GOAL:
Starting at the top of the listing, extract every line up to and including the one with "from matplotlib.patches import Rectangle". Pictures stay out of the copy.

______

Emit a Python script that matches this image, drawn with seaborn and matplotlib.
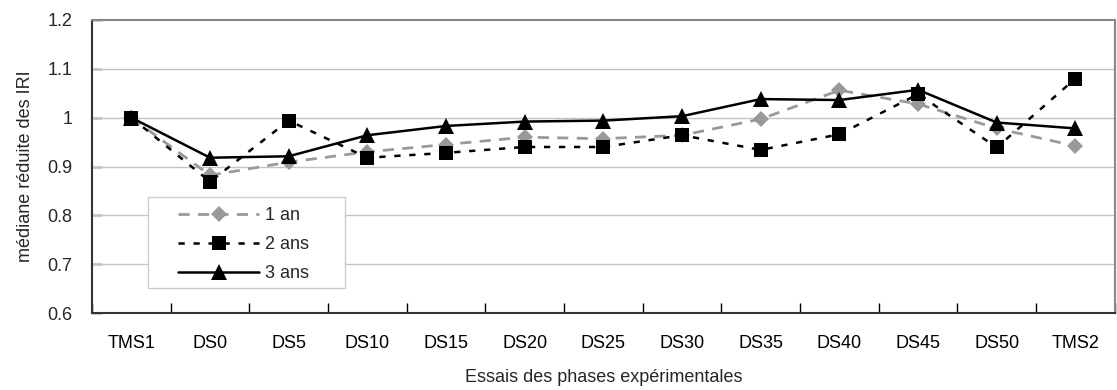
import matplotlib
matplotlib.use("Agg")
import matplotlib.pyplot as plt
import seaborn as sns
import numpy as np
import pandas as pd
from matplotlib.ticker import FixedLocator
from matplotlib.patches import Rectangle

categories = ["TMS1", "DS0", "DS5", "DS10", "DS15", "DS20", "DS25", "DS30",
              "DS35", "DS40", "DS45", "DS50", "TMS2"]
an1 = [1.000, 0.882, 0.909, 0.930, 0.945, 0.960, 0.957, 0.964, 0.997, 1.056, 1.028, 0.978, 0.942]
ans2 = [1.000, 0.869, 0.994, 0.918, 0.928, 0.940, 0.940, 0.964, 0.934, 0.966, 1.048, 0.939, 1.080]
ans3 = [1.000, 0.918, 0.921, 0.964, 0.983, 0.992, 0.994, 1.003, 1.038, 1.036, 1.057, 0.990, 0.978]
series_names = ["1 an", "2 ans", "3 ans"]
yticks = [0.6, 0.7, 0.8, 0.9, 1.0, 1.1, 1.2]
ytick_labels = ["0.6", "0.7", "0.8", "0.9", "1", "1.1", "1.2"]

sns.set_style("white")
plt.rcParams["font.family"] = ["Liberation Sans", "DejaVu Sans"]
FS = 13
plt.rcParams["font.size"] = FS

fig = plt.figure(figsize=(11.17, 3.90), dpi=100)
ax = fig.add_axes([0.0824, 0.197, 0.9156, 0.752])

pos = np.arange(len(categories))
styles = [
    dict(color="#999999", marker="D", markersize=8, linestyle=(0, (4, 3)), linewidth=2.0),
    dict(color="black", marker="s", markersize=10.5, linestyle=(0, (2.5, 3.5)), linewidth=1.8),
    dict(color="black", marker="^", markersize=11, linestyle="-", linewidth=1.8),
]
for name, vals, st in zip(series_names, [an1, ans2, ans3], styles):
    df = pd.DataFrame({"x": pos, "y": vals})
    sns.lineplot(data=df, x="x", y="y", ax=ax, label=name, sort=False,
                 markeredgewidth=0, zorder=3, **st)

ax.set_xlim(-0.5, len(categories) - 0.5)
ax.set_ylim(0.6, 1.2)
ax.set_xticks(pos)
ax.set_xticklabels(categories)
ax.xaxis.set_minor_locator(FixedLocator(np.arange(-0.5, len(categories), 1.0)))
ax.tick_params(axis="x", which="major", length=0, pad=16, labelsize=FS, colors="black")
ax.tick_params(axis="x", which="minor", length=7, direction="in", width=1, color="black", bottom=True)
ax.set_yticks(yticks)
ax.set_yticklabels(ytick_labels)
ax.tick_params(axis="y", which="major", length=7, direction="in", width=1, pad=14,
               labelsize=FS, left=True, color="black")

for yv in [0.7, 0.8, 0.9, 1.0, 1.1]:
    ax.axhline(yv, color="#c4c4c4", linewidth=1.0, zorder=1)

ax.set_xlabel("Essais des phases expérimentales", fontsize=FS, labelpad=12)
ax.set_ylabel("médiane réduite des IRI", fontsize=FS, labelpad=10)

for side in ["left", "bottom"]:
    ax.spines[side].set_color("#333333")
    ax.spines[side].set_linewidth(1.5)
for side in ["top", "right"]:
    ax.spines[side].set_color("#888888")
    ax.spines[side].set_linewidth(1.5)

# legend frame drawn separately (Excel-like padding)
frame = Rectangle((0.0547, 0.085), 0.1925, 0.310, transform=ax.transAxes,
                  facecolor="white", edgecolor="#cccccc", linewidth=1.0, zorder=4)
ax.add_patch(frame)
leg = ax.legend(loc="upper left", bbox_to_anchor=(0.084, 0.362), frameon=False,
                fontsize=FS, handlelength=4.5, handletextpad=0.3, labelspacing=0.66,
                borderpad=0, borderaxespad=0)
leg.set_zorder(5)

fig.savefig("out.png", dpi=100)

______

CORRECT OUTPUT:
Emit a Python script that matches this image, drawn with seaborn and matplotlib.
import matplotlib
matplotlib.use("Agg")
import matplotlib.pyplot as plt
import seaborn as sns
import numpy as np
import pandas as pd
from matplotlib.ticker import FixedLocator
from matplotlib.patches import Rectangle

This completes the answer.